In Figure 14 there are two examples using the 96th and 99th threshold as risky values colored in red. The other values are made using lower threshold selections like the 91st, 75th, and 25th percentile.

The two black dots on the red represent the crime that occurred on that particular day and both were captured by the model. It is easy to check that the 99th percentile prediction gives a more accurate risky area but it has at the same time more chance to miss important cells since it aggressively tries to classify just areas where we are almost certain that something can happen. Tenting should be done using different percentiles in order to find the one that best adapts to the user’s needs.

Figure 14 — Heatmaps predictions using different thresholds. Figure (a) uses the 96th percentile while figure (b) uses the 99th.

Figure 14 — Heatmaps predictions using different thresholds. Figure (a) uses the 96th percentile while figure (b) uses the 99th.

An important problem to state is related to the border effect caused by the padding on the Convolutional Neural Networks and machine learning algorithms. Zero paddings are not the best way to deal with the borders, especially on small images like heatmaps, and they should be ignored when putting on production since they hardly translate into reality.

One way to improve the resolution of the output is to use a bilinear interpolation technique and increase the heatmap size providing a more fine-tuned resolution when presenting to the final user like the one shown in Figure 15.

Figure 15 — High-resolution heatmap over a region of Delhi. The reddish the area the riskers it is considered by the algorithm.

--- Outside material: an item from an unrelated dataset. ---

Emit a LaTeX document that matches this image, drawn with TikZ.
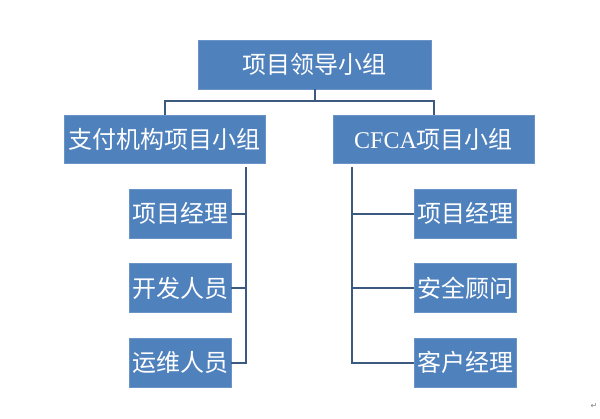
\documentclass[tikz,border=0pt]{standalone}
\usepackage{fontspec}
\setmainfont{Liberation Serif}
\newfontfamily\cjk{Noto Sans CJK SC}
\newfontfamily\symb{DejaVu Sans}
\definecolor{boxblue}{HTML}{4F81BD}
\definecolor{boxedge}{HTML}{6A93C8}
\definecolor{linkblue}{HTML}{3C5A80}
\begin{document}
\begin{tikzpicture}[x=0.75pt,y=-0.75pt,
    box/.style={draw=boxedge,fill=boxblue,text=white,inner sep=0pt,
      font=\cjk\fontsize{18}{18}\selectfont},
    lead/.style={box,minimum width=174.75pt,minimum height=36.75pt},
    group/.style={box,minimum width=150.75pt,minimum height=36pt},
    member/.style={box,minimum width=76.5pt,minimum height=36.75pt},
    link/.style={draw=linkblue,line width=1.5pt}]
      \useasboundingbox (0,0) rectangle (600,418);
      \draw
        (314.5,64.5) node[lead] (top){项目领导小组}
        (164.5,139) node[group] (pay){支付机构项目小组}
        (433.5,139) node[group] (cfca){{\rmfamily CFCA}项目小组}
        (180,213.5) node[member] (p1){项目经理}
        (180,288) node[member] (p2){开发人员}
        (180,362.5) node[member] (p3){运维人员}
        (465,213.5) node[member] (c1){项目经理}
        (465,288) node[member] (c2){安全顾问}
        (465,362.5) node[member] (c3){客户经理};
      \coordinate (hub) at (314.5,101);
      \coordinate (payin) at (164.5,101);
      \coordinate (cfcain) at (433.5,101);
      \coordinate (payout) at (246,167);
      \coordinate (cfcaout) at (352,167);
      \begin{scope}[link]
        \draw (top.south) to (hub);
        \draw (pay.north) -- (payin) -- (cfcain) -- (cfca.north);
        \draw (payout) |- (p3.east);
        \draw (payout |- p1.east) to (p1.east);
        \draw (payout |- p2.east) to (p2.east);
        \draw (cfcaout) |- (c3.west);
        \draw (cfcaout |- c1.west) to (c1.west);
        \draw (cfcaout |- c2.west) to (c2.west);
      \end{scope}
      \node[text=gray,font=\symb\fontsize{6}{6}\selectfont] (mark) at (594,406) {↵};
    \end{tikzpicture}
\end{document}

The black dot represents the crime that occurred in that region on a specific date.

Figure 15 — High-resolution heatmap over a region of Delhi. The reddish the area the riskers it is considered by the algorithm. The black dot represents the crime that occurred in that region on a specific date.

Final considerations

There are many solutions out there using deep learning models on crime forecasting using heatmaps and convolutional neural networks. This article tried to contribute to showing an approach that fitted best the resources that we had for this challenge while telling what and why the other solutions didn’t work.

There is room for improvements such as:

  • Testing different spatial dimensions (grid size)
  • Testing different temporal dimensions (time granularity) like aggregating heatmaps in weeks, months, and so on.
  • Testing different upsampling techniques for filling the gaps when no data is presented.
  • Trying to implement another padding technique for removing the border effect on the convolutional network.
  • Trying to convert this problem from classification to regression and use the other proposed deep learning approaches.